For additional observational evidence, the authors compare students´ participation and non-participation (midterm, final, and problem sets) grades in an introductory economics class.

The primary experiment took place on the first day of the 2016-cohort MBA program, as part of a mandatory 45-minute session hosted by the career center. An instructor asked students to fill out an introductory questionnaire to be used for summer internship placement. Students were randomly assigned to “public” or “private” conditions. Students in the “public” condition answered a version of the questionnaire that specified that their answers would be discussed in class. Students in the “private” condition answered a version of the questionnaire specifying that only anonymized answers would be discussed. The questionnaire asked how often students were willing to travel for work, the number of hours per week they were willing to work, and their desired compensation. Additionally, students were asked to rate their professional ambition relative to their most recent work colleagues and their tendency to lead in day-to-day interactions on a 5-point scale. Students were also asked to answer demographic questions and rate their writing skills. Writing, as a professionally desirable skill that has no negative gendered connotations, was used as a control attribute.

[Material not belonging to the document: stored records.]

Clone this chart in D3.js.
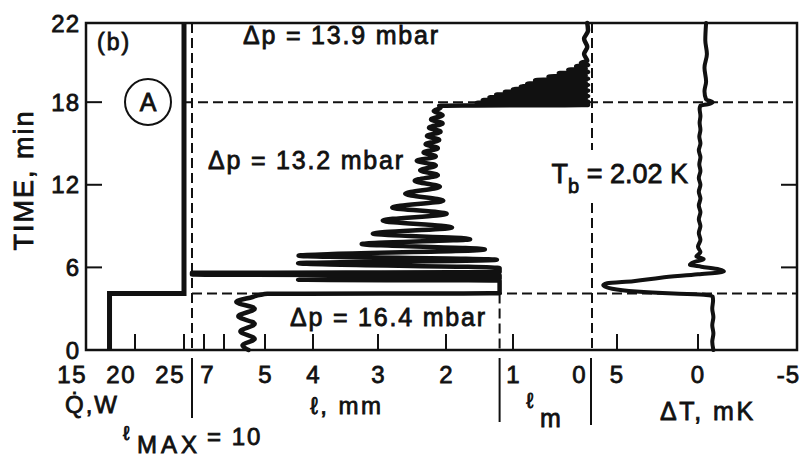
<!DOCTYPE html>
<html><head><meta charset="utf-8">
<script src="https://cdn.jsdelivr.net/npm/d3@7"></script>
<style>
html,body{margin:0;padding:0;background:#fff;}
svg{display:block;}
text{font-family:"Liberation Sans",Arial,sans-serif;font-weight:normal;fill:#111;stroke:#111;stroke-width:0.8px;}
</style></head><body>
<svg id="c" width="804" height="457"></svg>
<script>
// ---------- data ----------
const timeTicks = [0, 6, 12, 18, 23.75];
const timeTickLabels = ["0", "6", "12", "18", "22"];
const heaterTicks = [15, 20, 25];
const heaterTickLabels = ["15", "20", "25"];
const levelTicks = [7, 6, 5, 4, 3, 2];
const levelTickLabels = ["7", "", "5", "4", "3", "2"];
const meniscusTicks = [1, 0];
const meniscusTickLabels = ["1", "0"];
const deltaTTicks = [5, 0, -5];
const deltaTTickLabels = ["5", "0", "-5"];
const eventTimes = [4.1, 18];
const levelMax = 10;
const levelSplit = 1.2;

const heaterTime = [0, 4.1, 4.1, 23.75];
const heaterPower = [17.4, 17.4, 25, 25];

const levelTime = [0,0.35,0.8,1.35,1.9,2.45,3.0,3.5,3.85,4.02,4.08,4.12,5.05,5.1,5.15,5.42,5.48,5.6,5.66,5.95,
  6.3,6.55,6.85,7.3,7.7,8.05,8.45,8.9,9.4,9.9,10.35,10.85,11.35,11.85,12.3,
  12.7,13.05,13.4,13.75,14.05,14.35,14.65,14.95,15.25,15.55,15.85,16.15,16.45,16.75,17.05,17.35,17.6,17.74,
  17.8,17.85,17.95,18.05,18.15,18.25,18.35,18.45,18.55,18.65,18.75,18.85,18.95,19.05,19.15,19.25,19.35,19.45,
  19.6,19.7,19.85,19.95,20.1,20.2,20.35,20.45,20.6,20.7,20.85,21.0,21.5,22.0,22.6,23.2,23.75];
const levelValue = [5.4,5.55,5.25,5.6,5.25,5.65,5.25,5.7,5.3,5.1,4.95,1.2,1.2,4.31,1.2,1.2,10,10,1.2,1.2,
  4.31,1.24,4.3,1.42,3.25,1.64,3.08,1.91,2.93,1.99,2.79,2.04,2.6,2.09,2.46,
  2.12,2.38,2.15,2.43,2.15,2.33,2.12,2.3,2.1,2.28,2.08,2.25,2.05,2.22,2.05,2.18,2.08,2.1,
  0.05,0.05,1.54,0.05,1.45,0.08,1.35,0.05,1.25,0.08,1.12,0.05,1.0,0.08,0.9,0.05,0.82,0.08,
  0.72,0.05,0.55,0.08,0.42,0.05,0.3,0.08,0.2,0.05,0.14,0.06,0.1,0.06,0.1,0.05,0.06];

const deltaTTime = [0,0.6,1.2,1.8,2.4,3.0,3.6,3.9,4.0,4.1,4.25,4.45,4.7,4.85,5.0,5.25,5.5,5.7,5.85,6.05,6.2,6.4,6.6,6.8,
  7.1,7.5,8.0,8.5,9.0,9.5,10.0,10.5,11.0,11.5,12.0,12.5,13.0,13.5,14.0,14.5,15.0,15.5,16.0,16.5,17.0,17.5,17.75,
  17.85,18.0,18.2,18.8,19.5,20.5,21.5,22.5,23.75];
const deltaTValue = [-0.95,-0.88,-0.95,-0.88,-0.95,-0.88,-0.93,-0.9,-0.5,1.5,3.8,5.3,5.85,5.6,4.0,2.3,0,-1.6,-1.3,-0.2,0.5,0.2,-0.35,0.1,
  -0.15,0.0,-0.15,-0.05,-0.15,-0.05,-0.15,-0.05,-0.15,-0.05,-0.15,-0.05,-0.15,-0.08,-0.15,-0.05,-0.15,-0.08,-0.15,-0.1,-0.15,-0.1,-0.15,
  -0.6,-0.9,-0.5,-0.4,-0.5,-0.4,-0.55,-0.45,-0.5];

// ---------- layout ----------
const L = 86, R = 797, T = 23, B = 350;
const svg = d3.select("#c");
const y = d3.scaleLinear().domain([0, 23.75]).range([B, T]);
const xQ = d3.scaleLinear().domain([15, 25]).range([L, 184]);
const xL = d3.scaleLinear().domain([10, 7, 6, 5, 4, 3, 2, 1, 0]).range([192, 204, 224, 265, 313, 378, 446, 513, 592]);
const xT = d3.scaleLinear().domain([5, -5]).range([617, 779]);

const dash = "10,5";
function dline(x1, y1, x2, y2) {
  svg.append("line").attr("x1", x1).attr("x2", x2).attr("y1", y1).attr("y2", y2)
    .attr("stroke", "#111").attr("stroke-width", 2).attr("stroke-dasharray", dash);
}
dline(xL(levelMax), T, xL(levelMax), B);
dline(xL(0), T, xL(0), B);
dline(xL(levelSplit), y(eventTimes[0]), xL(levelSplit), B);
dline(183, y(eventTimes[1]), R, y(eventTimes[1]));
dline(xL(levelMax), y(eventTimes[0]), R, y(eventTimes[0]));

// frame
svg.append("rect").attr("x", L).attr("y", T).attr("width", R - L).attr("height", B - T)
  .attr("fill", "none").attr("stroke", "#111").attr("stroke-width", 2.5);

// left / right ticks
[6, 12, 18].forEach(v => {
  svg.append("line").attr("x1", L).attr("x2", L + 16).attr("y1", y(v)).attr("y2", y(v)).attr("stroke", "#111").attr("stroke-width", 2);
});
[6, 12].forEach(v => {
  svg.append("line").attr("x1", R - 16).attr("x2", R).attr("y1", y(v)).attr("y2", y(v)).attr("stroke", "#111").attr("stroke-width", 2);
});
timeTicks.forEach((v, i) => {
  svg.append("text").attr("x", 80).attr("y", y(v)).attr("dy", "0.36em").attr("text-anchor", "end")
    .attr("font-size", 24).attr("letter-spacing", 1).text(timeTickLabels[i]);
});
svg.append("text").attr("transform", "translate(33,180) rotate(-90)").attr("text-anchor", "middle")
  .attr("font-size", 27).attr("letter-spacing", 2).text("TIME, min");

// bottom ticks
function btick(x) {
  svg.append("line").attr("x1", x).attr("x2", x).attr("y1", B).attr("y2", B - 16).attr("stroke", "#111").attr("stroke-width", 2);
}
const labY = 383;
heaterTicks.forEach((v, i) => {
  if (v !== 15) btick(xQ(v));
  svg.append("text").attr("x", xQ(v) + 1).attr("y", labY).attr("text-anchor", "end").attr("font-size", 24).attr("letter-spacing", 1.5).text(heaterTickLabels[i]);
});
levelTicks.forEach((v, i) => {
  btick(xL(v));
  svg.append("text").attr("x", xL(v) + (v === 7 ? 3 : 0)).attr("y", labY).attr("text-anchor", "middle").attr("font-size", 24).text(levelTickLabels[i]);
});
meniscusTicks.forEach((v, i) => {
  if (v !== 0) btick(xL(v));
  svg.append("text").attr("x", xL(v) + (v === 0 ? -13 : 0)).attr("y", labY).attr("text-anchor", "middle").attr("font-size", 24).text(meniscusTickLabels[i]);
});
deltaTTicks.forEach((v, i) => {
  if (v !== -5) btick(xT(v));
  svg.append("text").attr("x", v === -5 ? R + 3 : xT(v)).attr("y", labY).attr("text-anchor", v === -5 ? "end" : "middle").attr("font-size", 24).attr("letter-spacing", 1).text(deltaTTickLabels[i]);
});

// separators below axis
[[xL(levelMax), 358, 418], [xL(levelSplit), 358, 422], [xL(0) - 1, 358, 425]].forEach(s => {
  svg.append("line").attr("x1", s[0]).attr("x2", s[0]).attr("y1", s[1]).attr("y2", s[2]).attr("stroke", "#111").attr("stroke-width", 2);
});

// axis titles
svg.append("text").attr("x", 65).attr("y", 413).attr("font-size", 24).attr("letter-spacing", 2).text("Q\u0307,W");
svg.append("text").attr("x", 310).attr("y", 414).attr("font-size", 24).attr("letter-spacing", 2.5).text("\u2113, mm");
const lm = svg.append("text").attr("x", 526).attr("y", 408).attr("font-size", 22);
lm.append("tspan").text("\u2113");
lm.append("tspan").attr("x", 540).attr("y", 427).attr("font-size", 25).text("m");
svg.append("text").attr("x", 660).attr("y", 420).attr("font-size", 25).attr("letter-spacing", 2.5).text("\u0394T, mK");
svg.append("text").attr("x", 123).attr("y", 440).attr("font-size", 20).text("\u2113");
svg.append("text").attr("x", 137).attr("y", 453).attr("font-size", 24).attr("letter-spacing", 4).text("MAX");
svg.append("text").attr("x", 207).attr("y", 445).attr("font-size", 24).attr("letter-spacing", 2).text("= 10");

// traces
const lineQ = d3.line().x(i => xQ(heaterPower[i])).y(i => y(heaterTime[i]));
svg.append("path").attr("d", lineQ(d3.range(heaterTime.length))).attr("fill", "none")
  .attr("stroke", "#111").attr("stroke-width", 5).attr("stroke-linejoin", "miter");
const lineL = d3.line().x(i => xL(levelValue[i])).y(i => y(levelTime[i])).curve(d3.curveMonotoneY);
svg.append("path").attr("d", lineL(d3.range(levelTime.length))).attr("fill", "none")
  .attr("stroke", "#111").attr("stroke-width", 4.5).attr("stroke-linejoin", "round").attr("stroke-linecap", "round");
const lineT = d3.line().x(i => xT(deltaTValue[i])).y(i => y(deltaTTime[i])).curve(d3.curveMonotoneY);
svg.append("path").attr("d", lineT(d3.range(deltaTTime.length))).attr("fill", "none")
  .attr("stroke", "#111").attr("stroke-width", 4).attr("stroke-linejoin", "round").attr("stroke-linecap", "round");

// annotations
svg.append("text").attr("x", 97).attr("y", 50).attr("font-size", 23).attr("letter-spacing", 2).text("(b)");
svg.append("circle").attr("cx", 148).attr("cy", 102).attr("r", 23).attr("fill", "#fff").attr("stroke", "#111").attr("stroke-width", 2);
svg.append("text").attr("x", 148).attr("y", 102).attr("dy", "0.36em").attr("text-anchor", "middle").attr("font-size", 25).text("A");

function dp(x, yy, val) {
  svg.append("text").attr("x", x).attr("y", yy).attr("font-size", 25).attr("letter-spacing", 1.8).text("\u0394p = " + val + " mbar");
}
dp(243, 44, "13.9");
dp(208, 169, "13.2");
dp(290, 326, "16.4");

svg.append("rect").attr("x", 548).attr("y", 150).attr("width", 142).attr("height", 48).attr("fill", "#fff").style("stroke", "none");
const tb = svg.append("text").attr("x", 688).attr("y", 183).attr("text-anchor", "end").attr("font-size", 27);
tb.append("tspan").text("T");
tb.append("tspan").attr("dy", 10).attr("font-size", 20).text("b");
tb.append("tspan").attr("dy", -10).text(" = 2.02 K");
</script>
</body></html>
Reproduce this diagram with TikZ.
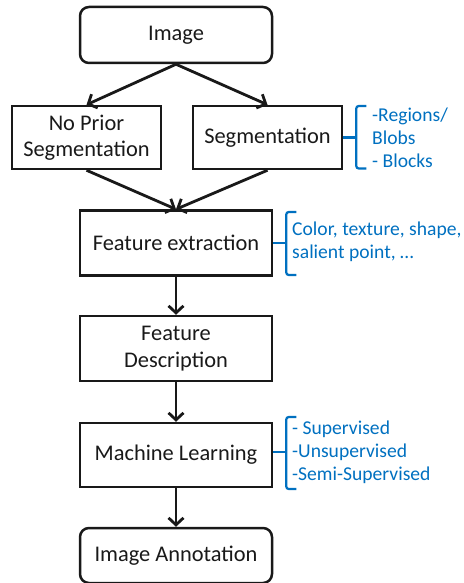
\documentclass[tikz,border=0pt]{standalone}
\usepackage{fontspec}
\setmainfont{Carlito}
\usetikzlibrary{arrows.meta,calc}
\definecolor{annblue}{RGB}{0,112,192}
\definecolor{boxblack}{RGB}{25,25,25}
\tikzset{
  flowbox/.style={draw=boxblack,line width=2.5pt,minimum width=192pt,align=center,
    text=boxblack,inner sep=0pt,font=\fontsize{22.4}{26.5}\selectfont},
  roundbox/.style={flowbox,rounded corners=9pt},
  flowarrow/.style={draw=boxblack,line width=2.8pt,-{Straight Barb[length=7pt,width=15pt,line width=2.8pt]}},
  annbrace/.style={draw=annblue,line width=2.2pt,rounded corners=2.5pt},
  anntext/.style={text=annblue,align=left,anchor=west,inner sep=0pt,font=\fontsize{19.6}{23}\selectfont}
}
\begin{document}
\begin{tikzpicture}[x=1pt,y=-1pt]
\useasboundingbox (0,0) rectangle (463,583);
\node[roundbox,minimum height=56pt] (img) at (176,35) {Image};
\node[flowbox,minimum width=149pt,minimum height=63pt] (np) at (86.5,137.5) {No Prior\\Segmentation};
\node[flowbox,minimum width=149pt,minimum height=63pt] (seg) at (267.5,137.5) {Segmentation};
\node[flowbox,minimum height=65pt] (fe) at (176,243) {Feature extraction};
\node[flowbox,minimum height=65pt] (fd) at (176,348.5) {Feature\\Description};
\node[flowbox,minimum height=64pt] (ml) at (176,455) {Machine Learning};
\node[roundbox,minimum height=55pt] (ia) at (176,555.5) {Image Annotation};

\draw[flowarrow] (img.south) -- (np.north);
\draw[flowarrow] (img.south) -- (seg.north);
\draw[flowarrow] (np.south) -- (fe.north);
\draw[flowarrow] (seg.south) -- (fe.north);
\draw[flowarrow] (fe.south) -- (fd.north);
\draw[flowarrow] (fd.south) -- (ml.north);
\draw[flowarrow] (ml.south) -- (ia.north);

% segmentation brace
\coordinate (sb) at ($(seg.east)+(13,0)$);
\draw[annbrace] ($(sb)+(10,-31.5)$) -- ($(sb)+(0,-31.5)$) -- ($(sb)+(0,31)$) -- ($(sb)+(10,31)$);
\draw[annbrace] (seg.east) -- (sb);
\node[anntext] (segt) at (372,137.5) {-Regions/\\Blobs\\- Blocks};

% feature extraction brace
\coordinate (fb) at ($(fe.east)+(13,0)$);
\draw[annbrace] ($(fb)+(10,-31)$) -- ($(fb)+(0,-31)$) -- ($(fb)+(0,32)$) -- ($(fb)+(10,32)$);
\draw[annbrace] (fe.east) -- (fb);
\node[anntext] (fet) at (292,241.5) {Color, texture, shape,\\salient point, …};

% machine learning brace
\coordinate (mb) at ($(ml.east)+(13,-3)$);
\draw[annbrace] ($(mb)+(10,-35)$) -- ($(mb)+(0,-35)$) -- ($(mb)+(0,37)$) -- ($(mb)+(10,37)$);
\draw[annbrace] ($(ml.east)+(0,-3)$) -- (mb);
\node[anntext] (mlt) at (292,452) {- Supervised\\-Unsupervised\\-Semi-Supervised};
\end{tikzpicture}
\end{document}
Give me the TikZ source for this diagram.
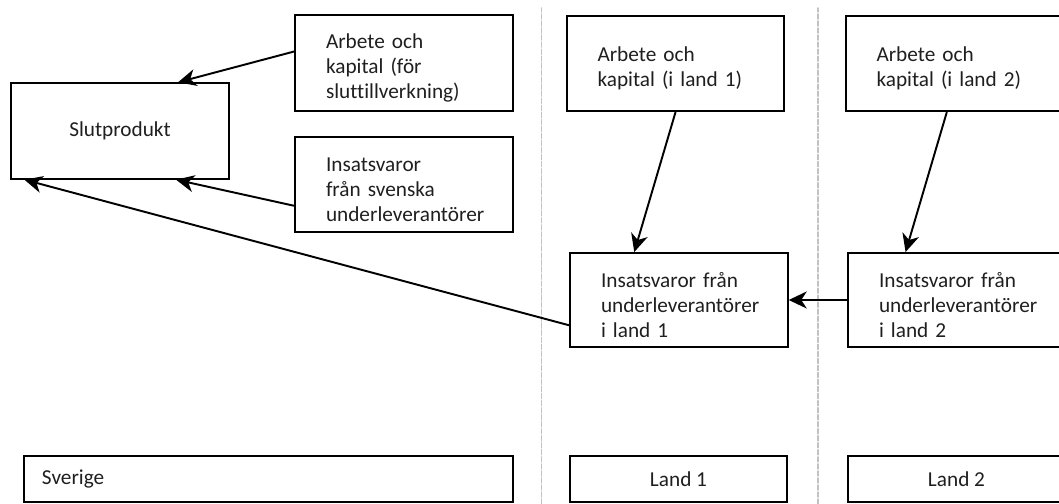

Three months after the primary experiment, a supplementary experiment was design to replicate the findings. Students were given a questionnaire with three pairs of hypothetical jobs and asked to choose their preferred job in each pair before participating in a group discussion. Single female students were randomly assigned to discuss their results in a group of only women, or as the only woman in a group of men. All non-single women were placed into all-female groups. Pairs represented trade-offs between high salaries and high workloads vs. low salaries and low workloads, high chances of promotion and significant travel vs. low chances of promotion and no travel, and (as a control) a job with high positive social impact and little interaction with coworkers vs. a job with little social impact and a collaborative work environment.